To determine the incidence and nature of illness-related medical encounters (MEs) at a 90-km, ultramarathon, mass, community-based, endurance running event.
Retrospective, descriptive epidemiological study.
Comrades Marathon (90 km), South Africa.
One lakh three thousand one hundred thirty-one race starters over 6 years (2014-2019).
Incidence of moderate and serious/life-threatening MEs.
Main Outcome Measures:
All MEs were recorded by race medical doctors on race day each year.
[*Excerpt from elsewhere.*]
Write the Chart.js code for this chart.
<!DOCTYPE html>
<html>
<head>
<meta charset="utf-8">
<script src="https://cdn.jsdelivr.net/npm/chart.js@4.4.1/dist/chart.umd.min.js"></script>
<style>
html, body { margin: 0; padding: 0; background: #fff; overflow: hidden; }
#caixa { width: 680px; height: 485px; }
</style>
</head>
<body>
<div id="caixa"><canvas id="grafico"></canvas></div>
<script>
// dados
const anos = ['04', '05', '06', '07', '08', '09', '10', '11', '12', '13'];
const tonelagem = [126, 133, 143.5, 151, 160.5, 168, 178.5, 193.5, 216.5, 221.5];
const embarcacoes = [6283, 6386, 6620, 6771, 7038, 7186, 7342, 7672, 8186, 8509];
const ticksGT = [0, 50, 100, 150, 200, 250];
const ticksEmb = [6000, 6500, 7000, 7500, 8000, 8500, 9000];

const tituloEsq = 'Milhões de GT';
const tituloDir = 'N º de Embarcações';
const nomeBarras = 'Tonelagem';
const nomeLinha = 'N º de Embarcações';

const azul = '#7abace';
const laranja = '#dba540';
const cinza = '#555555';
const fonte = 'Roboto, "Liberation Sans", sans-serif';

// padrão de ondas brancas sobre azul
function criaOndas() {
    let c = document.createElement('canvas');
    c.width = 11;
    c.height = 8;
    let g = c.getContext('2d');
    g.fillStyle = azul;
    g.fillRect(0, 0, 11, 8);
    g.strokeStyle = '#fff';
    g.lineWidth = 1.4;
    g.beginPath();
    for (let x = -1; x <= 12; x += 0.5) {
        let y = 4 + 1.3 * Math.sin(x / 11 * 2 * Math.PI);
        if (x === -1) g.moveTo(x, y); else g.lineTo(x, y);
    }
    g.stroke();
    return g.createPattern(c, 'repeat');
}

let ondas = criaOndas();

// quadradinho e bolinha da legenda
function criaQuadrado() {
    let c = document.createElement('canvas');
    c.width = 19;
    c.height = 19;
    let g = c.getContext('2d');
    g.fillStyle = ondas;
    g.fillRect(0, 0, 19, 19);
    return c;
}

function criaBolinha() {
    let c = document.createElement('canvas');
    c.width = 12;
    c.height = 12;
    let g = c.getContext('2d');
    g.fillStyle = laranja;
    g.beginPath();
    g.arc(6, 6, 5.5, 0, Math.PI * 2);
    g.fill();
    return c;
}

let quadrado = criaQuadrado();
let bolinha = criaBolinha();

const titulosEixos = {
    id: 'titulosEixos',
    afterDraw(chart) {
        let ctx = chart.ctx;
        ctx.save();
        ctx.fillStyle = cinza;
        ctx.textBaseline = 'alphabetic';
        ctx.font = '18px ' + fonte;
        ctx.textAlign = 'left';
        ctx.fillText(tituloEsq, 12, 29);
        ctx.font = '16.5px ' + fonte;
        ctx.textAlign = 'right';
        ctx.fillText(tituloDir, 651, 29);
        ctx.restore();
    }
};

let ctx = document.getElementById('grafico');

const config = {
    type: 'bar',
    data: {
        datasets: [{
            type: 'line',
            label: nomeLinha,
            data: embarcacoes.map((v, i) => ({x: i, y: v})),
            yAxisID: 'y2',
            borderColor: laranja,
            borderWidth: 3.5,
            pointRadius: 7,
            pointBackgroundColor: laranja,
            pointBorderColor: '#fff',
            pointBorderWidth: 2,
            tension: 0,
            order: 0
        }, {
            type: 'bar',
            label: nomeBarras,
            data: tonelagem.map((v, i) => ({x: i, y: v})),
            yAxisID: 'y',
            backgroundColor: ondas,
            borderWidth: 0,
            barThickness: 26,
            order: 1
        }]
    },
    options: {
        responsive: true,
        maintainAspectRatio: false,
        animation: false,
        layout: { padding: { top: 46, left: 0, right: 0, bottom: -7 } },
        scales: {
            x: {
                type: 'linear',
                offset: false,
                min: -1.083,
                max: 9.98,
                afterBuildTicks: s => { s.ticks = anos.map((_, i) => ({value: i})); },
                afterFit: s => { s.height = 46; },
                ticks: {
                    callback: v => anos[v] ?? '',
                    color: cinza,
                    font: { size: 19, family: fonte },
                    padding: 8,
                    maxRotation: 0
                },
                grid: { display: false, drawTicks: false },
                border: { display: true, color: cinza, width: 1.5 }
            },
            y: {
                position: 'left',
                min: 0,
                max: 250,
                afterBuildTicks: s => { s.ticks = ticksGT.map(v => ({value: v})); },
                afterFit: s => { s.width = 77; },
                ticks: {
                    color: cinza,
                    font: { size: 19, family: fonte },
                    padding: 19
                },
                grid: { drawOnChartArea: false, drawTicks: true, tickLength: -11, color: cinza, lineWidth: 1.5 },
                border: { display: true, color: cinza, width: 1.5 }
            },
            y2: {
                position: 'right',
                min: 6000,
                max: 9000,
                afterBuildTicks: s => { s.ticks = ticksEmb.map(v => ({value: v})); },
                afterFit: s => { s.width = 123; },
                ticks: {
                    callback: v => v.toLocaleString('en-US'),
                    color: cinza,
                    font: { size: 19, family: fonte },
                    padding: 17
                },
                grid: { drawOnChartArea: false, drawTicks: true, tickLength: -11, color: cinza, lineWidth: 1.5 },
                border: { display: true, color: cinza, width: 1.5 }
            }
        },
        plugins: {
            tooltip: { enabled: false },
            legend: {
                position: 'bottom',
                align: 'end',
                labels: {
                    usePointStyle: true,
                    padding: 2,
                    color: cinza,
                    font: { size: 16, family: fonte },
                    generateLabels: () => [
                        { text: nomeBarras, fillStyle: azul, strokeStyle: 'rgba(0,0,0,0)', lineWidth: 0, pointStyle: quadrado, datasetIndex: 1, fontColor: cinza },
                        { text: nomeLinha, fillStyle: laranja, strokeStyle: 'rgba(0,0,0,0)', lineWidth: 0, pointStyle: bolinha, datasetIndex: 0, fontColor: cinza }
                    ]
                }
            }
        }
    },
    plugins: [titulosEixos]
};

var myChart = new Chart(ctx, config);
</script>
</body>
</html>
Medical encounters were recorded by severity, organ system, and final specific diagnosis (2019 consensus statement definition on mass community–based events). Incidences (I: per 1000 starters; 95% confidence intervals) were calculated for MEs.
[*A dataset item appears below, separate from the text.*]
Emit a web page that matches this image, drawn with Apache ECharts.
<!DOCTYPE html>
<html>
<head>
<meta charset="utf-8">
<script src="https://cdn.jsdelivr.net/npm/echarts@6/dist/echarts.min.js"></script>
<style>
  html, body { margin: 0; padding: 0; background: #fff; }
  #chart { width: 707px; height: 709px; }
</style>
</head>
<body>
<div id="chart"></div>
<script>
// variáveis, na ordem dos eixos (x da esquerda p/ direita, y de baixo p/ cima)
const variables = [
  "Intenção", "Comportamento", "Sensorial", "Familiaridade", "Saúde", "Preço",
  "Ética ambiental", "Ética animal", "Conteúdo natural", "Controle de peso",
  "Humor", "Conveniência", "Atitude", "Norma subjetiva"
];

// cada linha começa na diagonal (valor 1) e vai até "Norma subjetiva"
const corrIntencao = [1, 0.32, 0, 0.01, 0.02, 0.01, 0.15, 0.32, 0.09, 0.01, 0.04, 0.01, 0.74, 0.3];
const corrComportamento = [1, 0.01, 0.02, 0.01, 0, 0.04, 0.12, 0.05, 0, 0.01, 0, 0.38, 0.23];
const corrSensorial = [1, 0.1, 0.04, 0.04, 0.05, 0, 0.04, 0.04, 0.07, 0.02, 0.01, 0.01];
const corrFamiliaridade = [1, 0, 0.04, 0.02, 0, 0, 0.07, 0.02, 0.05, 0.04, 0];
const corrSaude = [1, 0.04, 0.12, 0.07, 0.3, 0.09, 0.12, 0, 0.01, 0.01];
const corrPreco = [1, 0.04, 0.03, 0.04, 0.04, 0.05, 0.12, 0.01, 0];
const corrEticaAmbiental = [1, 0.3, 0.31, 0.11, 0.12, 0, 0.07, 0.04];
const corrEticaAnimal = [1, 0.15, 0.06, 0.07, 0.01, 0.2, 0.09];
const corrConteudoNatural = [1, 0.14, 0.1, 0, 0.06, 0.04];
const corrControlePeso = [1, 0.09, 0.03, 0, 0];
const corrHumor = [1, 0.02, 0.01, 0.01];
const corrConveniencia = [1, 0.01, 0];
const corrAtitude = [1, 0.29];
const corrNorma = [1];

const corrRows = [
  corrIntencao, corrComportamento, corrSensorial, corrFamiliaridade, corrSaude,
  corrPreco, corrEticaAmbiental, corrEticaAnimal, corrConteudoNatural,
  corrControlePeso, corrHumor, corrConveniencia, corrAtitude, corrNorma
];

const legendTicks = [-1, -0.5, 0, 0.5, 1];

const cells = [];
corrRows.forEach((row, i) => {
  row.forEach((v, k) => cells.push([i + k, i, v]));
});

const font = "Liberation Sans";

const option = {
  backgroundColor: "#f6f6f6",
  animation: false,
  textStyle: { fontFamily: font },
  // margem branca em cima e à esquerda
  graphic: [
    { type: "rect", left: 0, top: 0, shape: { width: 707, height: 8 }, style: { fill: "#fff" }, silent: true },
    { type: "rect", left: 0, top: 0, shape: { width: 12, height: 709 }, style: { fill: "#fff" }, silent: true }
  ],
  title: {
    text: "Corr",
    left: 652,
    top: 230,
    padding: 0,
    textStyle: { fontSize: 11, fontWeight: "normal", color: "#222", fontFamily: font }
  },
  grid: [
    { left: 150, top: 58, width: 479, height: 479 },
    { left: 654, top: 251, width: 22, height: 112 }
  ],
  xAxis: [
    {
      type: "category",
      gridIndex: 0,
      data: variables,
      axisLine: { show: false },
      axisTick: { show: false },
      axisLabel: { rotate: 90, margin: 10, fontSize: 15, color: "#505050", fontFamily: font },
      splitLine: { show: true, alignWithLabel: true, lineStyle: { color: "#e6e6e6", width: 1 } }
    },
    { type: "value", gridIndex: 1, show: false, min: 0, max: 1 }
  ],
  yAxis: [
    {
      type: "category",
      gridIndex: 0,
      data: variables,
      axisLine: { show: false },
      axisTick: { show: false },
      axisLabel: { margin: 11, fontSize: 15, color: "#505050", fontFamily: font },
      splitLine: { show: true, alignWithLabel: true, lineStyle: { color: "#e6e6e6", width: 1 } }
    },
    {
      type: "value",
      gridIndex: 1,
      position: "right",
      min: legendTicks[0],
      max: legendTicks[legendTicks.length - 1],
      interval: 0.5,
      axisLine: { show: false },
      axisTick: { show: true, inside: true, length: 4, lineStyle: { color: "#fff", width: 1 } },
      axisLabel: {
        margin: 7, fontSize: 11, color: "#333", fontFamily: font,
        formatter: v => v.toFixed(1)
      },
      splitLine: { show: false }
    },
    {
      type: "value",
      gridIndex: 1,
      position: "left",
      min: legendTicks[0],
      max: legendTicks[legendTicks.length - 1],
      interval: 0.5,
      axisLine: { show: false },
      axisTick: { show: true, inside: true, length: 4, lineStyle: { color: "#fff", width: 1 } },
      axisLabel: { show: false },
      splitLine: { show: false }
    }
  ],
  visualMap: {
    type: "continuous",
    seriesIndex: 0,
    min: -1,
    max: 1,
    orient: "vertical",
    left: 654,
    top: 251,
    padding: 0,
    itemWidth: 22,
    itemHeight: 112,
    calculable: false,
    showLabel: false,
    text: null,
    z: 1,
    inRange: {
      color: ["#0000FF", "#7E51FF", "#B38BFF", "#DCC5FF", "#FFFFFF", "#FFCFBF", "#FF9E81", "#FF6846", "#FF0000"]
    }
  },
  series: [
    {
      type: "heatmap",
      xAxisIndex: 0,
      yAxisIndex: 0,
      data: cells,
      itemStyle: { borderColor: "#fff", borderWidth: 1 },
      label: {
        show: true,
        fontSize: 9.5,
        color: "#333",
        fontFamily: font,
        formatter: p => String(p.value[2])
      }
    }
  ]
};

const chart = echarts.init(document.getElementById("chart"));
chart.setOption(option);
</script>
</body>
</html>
There were 1971 illness-related MEs, with an overall incidence of 19.1 (range, 18.3-20.0). The incidence for serious/life-threatening MEs was 1.8 (range, 1.6-2.1). Incidences of MEs by organ systems affected were as follows: fluid/electrolyte (8.8; 8.3-9.4), central nervous system (4.0; 3.7-4.5), and gastrointestinal system (2.9; 2.6-3.2). Dehydration (I = 7.5: 7.0-8.1) and exercise-associated muscle cramping (I = 3.2: 2.9-3.6) were the 2 most common specific diagnoses.
The incidence of MEs in the 90-km Comrades Marathon was one of the highest incidences of MEs reported in an endurance running event (1 in 52 starters and 1 in 556 starters for serious/life-threatening MEs). Preventative measures to reduce MEs are needed, and further investigations into the risk factors associated with MEs could assist in managing the risk and better prepare athletes, race organizers, and medical directors.